» **WRITTEN TASK**: Write out the listing, please, but only from its first line through the line containing "santacruz_mag = -21.78", exactly as given and without pictures.

» **INFORMATION PROVIDED**:
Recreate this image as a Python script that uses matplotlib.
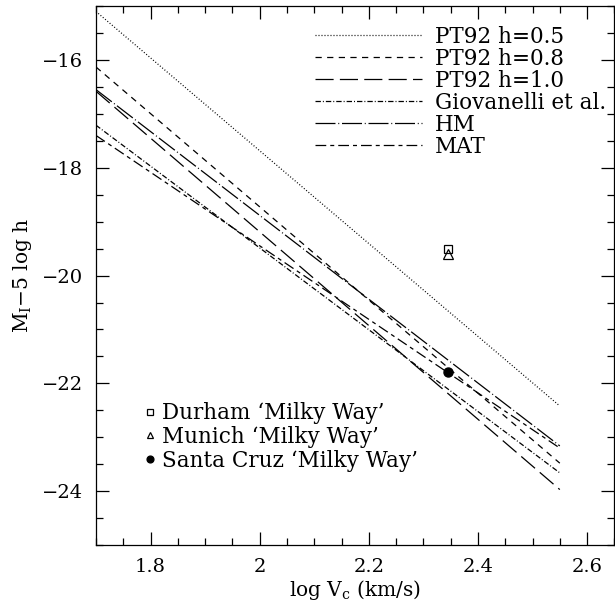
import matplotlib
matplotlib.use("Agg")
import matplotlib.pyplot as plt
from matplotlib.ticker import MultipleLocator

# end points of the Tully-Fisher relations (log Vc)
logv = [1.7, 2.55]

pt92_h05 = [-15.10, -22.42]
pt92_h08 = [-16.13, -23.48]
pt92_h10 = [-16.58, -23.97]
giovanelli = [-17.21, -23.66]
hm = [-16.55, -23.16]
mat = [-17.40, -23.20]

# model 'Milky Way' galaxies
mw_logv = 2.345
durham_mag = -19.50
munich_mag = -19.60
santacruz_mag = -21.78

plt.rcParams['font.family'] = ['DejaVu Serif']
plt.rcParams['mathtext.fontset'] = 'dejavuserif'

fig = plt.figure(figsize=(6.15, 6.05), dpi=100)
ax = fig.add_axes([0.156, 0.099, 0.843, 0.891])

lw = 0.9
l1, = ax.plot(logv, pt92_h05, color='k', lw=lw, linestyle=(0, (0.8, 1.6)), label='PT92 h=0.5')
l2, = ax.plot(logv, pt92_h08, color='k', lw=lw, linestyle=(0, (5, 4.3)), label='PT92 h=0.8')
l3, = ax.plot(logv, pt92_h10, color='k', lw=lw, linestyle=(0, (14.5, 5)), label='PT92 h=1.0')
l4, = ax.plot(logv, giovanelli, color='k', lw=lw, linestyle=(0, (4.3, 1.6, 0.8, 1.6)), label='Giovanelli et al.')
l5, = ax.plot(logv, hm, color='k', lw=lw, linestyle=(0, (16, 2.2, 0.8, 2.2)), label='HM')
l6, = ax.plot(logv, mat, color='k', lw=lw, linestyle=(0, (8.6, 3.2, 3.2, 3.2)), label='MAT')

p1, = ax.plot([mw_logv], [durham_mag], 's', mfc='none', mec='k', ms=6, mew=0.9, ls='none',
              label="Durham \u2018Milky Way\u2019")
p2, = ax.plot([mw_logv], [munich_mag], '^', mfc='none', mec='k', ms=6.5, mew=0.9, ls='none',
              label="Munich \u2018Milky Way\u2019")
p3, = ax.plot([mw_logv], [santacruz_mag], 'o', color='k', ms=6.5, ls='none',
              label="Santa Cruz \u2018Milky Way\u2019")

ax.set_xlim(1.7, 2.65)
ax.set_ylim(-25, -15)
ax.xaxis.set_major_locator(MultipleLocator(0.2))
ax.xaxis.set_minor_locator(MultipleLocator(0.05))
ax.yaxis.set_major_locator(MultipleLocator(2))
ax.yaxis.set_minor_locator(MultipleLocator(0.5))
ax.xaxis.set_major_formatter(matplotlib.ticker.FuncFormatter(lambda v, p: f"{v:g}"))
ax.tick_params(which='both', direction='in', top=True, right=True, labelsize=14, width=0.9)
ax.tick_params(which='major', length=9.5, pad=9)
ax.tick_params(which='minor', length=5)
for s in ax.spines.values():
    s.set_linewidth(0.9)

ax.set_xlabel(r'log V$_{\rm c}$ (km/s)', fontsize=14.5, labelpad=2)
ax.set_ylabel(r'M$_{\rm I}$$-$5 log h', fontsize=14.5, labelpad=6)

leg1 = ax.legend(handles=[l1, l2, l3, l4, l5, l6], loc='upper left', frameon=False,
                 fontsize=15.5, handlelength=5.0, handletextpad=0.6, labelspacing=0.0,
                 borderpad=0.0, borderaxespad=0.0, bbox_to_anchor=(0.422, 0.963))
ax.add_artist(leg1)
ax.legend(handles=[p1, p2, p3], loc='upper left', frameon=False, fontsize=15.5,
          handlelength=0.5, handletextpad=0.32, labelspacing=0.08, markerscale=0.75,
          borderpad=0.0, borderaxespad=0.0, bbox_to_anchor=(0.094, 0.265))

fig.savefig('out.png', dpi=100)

» **THE RESULT**:
Recreate this image as a Python script that uses matplotlib.
import matplotlib
matplotlib.use("Agg")
import matplotlib.pyplot as plt
from matplotlib.ticker import MultipleLocator

# end points of the Tully-Fisher relations (log Vc)
logv = [1.7, 2.55]

pt92_h05 = [-15.10, -22.42]
pt92_h08 = [-16.13, -23.48]
pt92_h10 = [-16.58, -23.97]
giovanelli = [-17.21, -23.66]
hm = [-16.55, -23.16]
mat = [-17.40, -23.20]

# model 'Milky Way' galaxies
mw_logv = 2.345
durham_mag = -19.50
munich_mag = -19.60
santacruz_mag = -21.78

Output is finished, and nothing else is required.